Photographing the fall colors contest

Right on time, the coming fall has prompted the trees and shrubs of the high country to conduct their annual “I can present a better color display than you” contest. It’s a long and widespread contest with millions of contestants. We’ll probably never know who won but, if you are like me, you won’t care. This is the time of year many contest judges like me will jump into our cars, SUV’s and trucks to make our annual trek to places we haven’t seen since this time last year. We secretly hope to find that contest winner through the windows of our cars and in the lens’ of our cameras, cell phones, binoculars and spotting scopes.

Hundreds of spectacular colorful landscapes await those willing to drive a little and hundreds more await those willing to venture off the beaten path to seek those less viewed but equally stunning locations. And we all want to bring home at least one great photo. I once took a seminar hosted by the amazing John Fielder who taught me many principles of capturing great images. I’ll share a couple of those basics in hopes we’ll all have a more enjoyable leaf-peeping and great photo capturing experience.

One of the first concepts Mr. Fielder taught us was that light is everything. The harsh sunlight of midday will tend to wash out what are normally very vibrant colors. The recommendation is to take your trip early or late in the day to take advantage of the softer light. Some of my best color shots have been when I was out hunting in the wee-morning hours and found myself in the middle of a brilliant display of potential fall color contest winners. As the first light of morning increases, you find that every minute is a potential new photo with every direction adding more choices to the mix. Then, the first rays of sun break the horizon and light up your world with a brilliant but soft light to further stimulate your senses and lenses. Even more contest winners emerge.

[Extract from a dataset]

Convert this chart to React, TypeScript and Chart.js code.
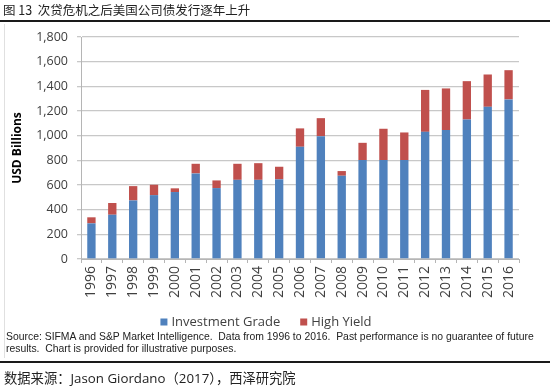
import React, { useEffect, useRef } from "react";
import { Chart, registerables } from "chart.js";

Chart.register(...registerables);

const years = ["1996", "1997", "1998", "1999", "2000", "2001", "2002", "2003", "2004", "2005", "2006", "2007", "2008", "2009", "2010", "2011", "2012", "2013", "2014", "2015", "2016"];
const investmentGrade = [289, 359, 475, 518, 543, 694, 575, 642, 642, 646, 910, 996, 675, 802, 802, 802, 1031, 1045, 1131, 1234, 1294];
const highYield = [49, 95, 116, 84, 30, 78, 62, 130, 135, 102, 149, 146, 38, 140, 254, 224, 340, 338, 311, 262, 237];
const seriesNames = ["Investment Grade", "High Yield"];
const seriesColors = ["#4F81BD", "#C0504D"];
const yMax = 1800;
const yStep = 200;
const yTitle = "USD Billions";
const figureTitle = "图 13  次贷危机之后美国公司债发行逐年上升";
const noteLines = [
  "Source: SIFMA and S&P Market Intelligence.  Data from 1996 to 2016.  Past performance is no guarantee of future",
  "results.  Chart is provided for illustrative purposes.",
];
const sourcePrefix = "数据来源：";
const sourceBody = "Jason Giordano（2017），西泽研究院";

const legendPlugin = {
  id: "customLegend",
  afterDraw(chart: any) {
    const ctx = chart.ctx;
    ctx.save();
    ctx.font = "13px 'Open Sans'";
    ctx.textBaseline = "middle";
    const box = 7;
    const gapBox = 4;
    const gapItem = 20;
    const items = chart.data.datasets.map((ds: any) => ({
      label: ds.label,
      color: ds.backgroundColor,
      w: ctx.measureText(ds.label).width,
    }));
    let total = 0;
    items.forEach((it: any, i: number) => {
      total += box + gapBox + it.w + (i < items.length - 1 ? gapItem : 0);
    });
    let x = 266 - total / 2;
    const y = 322;
    items.forEach((it: any) => {
      ctx.fillStyle = it.color;
      ctx.fillRect(x, y - box / 2, box, box);
      ctx.fillStyle = "#404040";
      ctx.fillText(it.label, x + box + gapBox, y + 0.5);
      x += box + gapBox + it.w + gapItem;
    });
    ctx.restore();
  },
};

function App() {
  const ref = useRef<HTMLCanvasElement | null>(null);
  useEffect(() => {
    if (!ref.current) return;
    const chart = new Chart(ref.current, {
      type: "bar",
      data: {
        labels: years,
        datasets: [
          { label: seriesNames[0], data: investmentGrade, backgroundColor: seriesColors[0], barPercentage: 0.4, categoryPercentage: 1 },
          { label: seriesNames[1], data: highYield, backgroundColor: seriesColors[1], barPercentage: 0.4, categoryPercentage: 1 },
        ],
      },
      options: {
        responsive: false,
        animation: false,
        devicePixelRatio: 1,
        layout: { padding: { top: 37, right: 31, bottom: 91, left: 0 } },
        plugins: { legend: { display: false }, tooltip: { enabled: false } },
        scales: {
          x: {
            stacked: true,
            ticks: {
              minRotation: 90,
              maxRotation: 90,
              autoSkip: false,
              padding: 3,
              color: "#404040",
              font: { family: "Open Sans", size: 14 },
            },
            grid: { display: true, drawOnChartArea: false, offset: true, tickLength: 4, color: "#b5b5b5" },
            border: { display: true, color: "#b5b5b5" },
            afterFit: (s: any) => {
              s.height = 41;
            },
          },
          y: {
            stacked: true,
            min: 0,
            max: yMax,
            ticks: {
              stepSize: yStep,
              padding: 9,
              color: "#404040",
              font: { family: "Open Sans", size: 12.5 },
              callback: (v: any) => Number(v).toLocaleString("en-US"),
            },
            grid: { color: "#c8c8c8", lineWidth: 1.3, tickLength: 4 },
            border: { display: true, color: "#b5b5b5" },
            title: {
              display: true,
              text: yTitle,
              color: "#000",
              font: { family: "Open Sans", size: 12, weight: "bold" },
              padding: { top: 10, bottom: 0 },
            },
            afterFit: (s: any) => {
              s.width = 81;
            },
          },
        },
      },
      plugins: [legendPlugin],
    });
    return () => chart.destroy();
  }, []);

  return (
    <div style={{ position: "fixed", left: 0, top: 0, width: 550, height: 391, background: "#fff", overflow: "hidden" }}>
      <canvas ref={ref} width={550} height={391} style={{ position: "absolute", left: 0, top: 0, width: 550, height: 391 }} />
      <div style={{ position: "absolute", left: 3, top: 2, fontFamily: "'Noto Sans CJK SC'", fontSize: 12.5, color: "#222", whiteSpace: "pre", lineHeight: "16px" }}>
        {figureTitle}
      </div>
      <div style={{ position: "absolute", left: 0, top: 20, width: 550, height: 2, background: "#1a1a1a" }} />
      <div style={{ position: "absolute", left: 4, top: 24, width: 1, height: 334, background: "#e0e0e0" }} />
      <div style={{ position: "absolute", left: 6, top: 331, fontFamily: "'Liberation Sans', Arial", fontSize: 10.4, color: "#222", whiteSpace: "pre", lineHeight: "12px" }}>
        {noteLines.map((l, i) => (
          <div key={i}>{l}</div>
        ))}
      </div>
      <div style={{ position: "absolute", left: 0, top: 361, width: 550, height: 2, background: "#1a1a1a" }} />
      <div style={{ position: "absolute", left: 4, top: 369, fontFamily: "'Noto Sans CJK SC'", fontSize: 13.3, color: "#222", whiteSpace: "pre", lineHeight: "18px" }}>
        <span>{sourcePrefix}</span>
        <span style={{ fontFamily: "'Open Sans', 'Noto Sans CJK SC'" }}>{sourceBody}</span>
      </div>
    </div>
  );
}

export default App;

A second concept is the rule of thirds in the frame. For landscape images, I like to try to provide the viewer with a near equal scale of sky, trees and foreground. Most of us tend to center our primary feature of the image. Break away from that mold and capture the feature off to the sides sometimes. The supporting landscape may actually enhance your feature and capture it just as you are physically seeing it. Keep the thirds structure concept in mind still. Once you master the thirds concept, experiment with it a bit by reducing one side and increasing the opposite. An example would be to increase the sky portion and reduce the foreground, especially if there are white puffy clouds providing a great contrast in the sky.

Another concept to remember is that not all photos should be landscape scale. Don’t forget that our eyes see the little things too. There may be one beautiful shrub that is displaying contest winning colors but is surrounded by a very bland environment. Mike Blakeman calls these the “intimate landscape.” Get close to that feature and let it shine alone by letting its surroundings provide a faded contrast to the amazing colors it offers. You may just be surprised when you get back home and see that photo on the larger screen and wonder who took it!

Finally, use clouds, shadows, cliffs, and even manmade features to your advantage. A beautiful group of trees right next to an ugly pole barn are still beautiful. Position your feature in the frame with the structure a mere millimeter outside of the frame. No one will know but you. In a few years, you might even find that image and have no idea of where you took it!

No matter where you go and what time of day, there are always opportunities to capture great images of the wonderful fall landscapes Colorado offers. The tree and shrub contestants are calling all judges. Get out there and cast your vote and take lots of photos of their best efforts to win the annual Fall colors contest.

Gregg Goodland is the Public Affairs Officer for the Rio Grande National Forest. An avid outdoor enthusiast, you’ll find him enjoying all public lands as often as possible.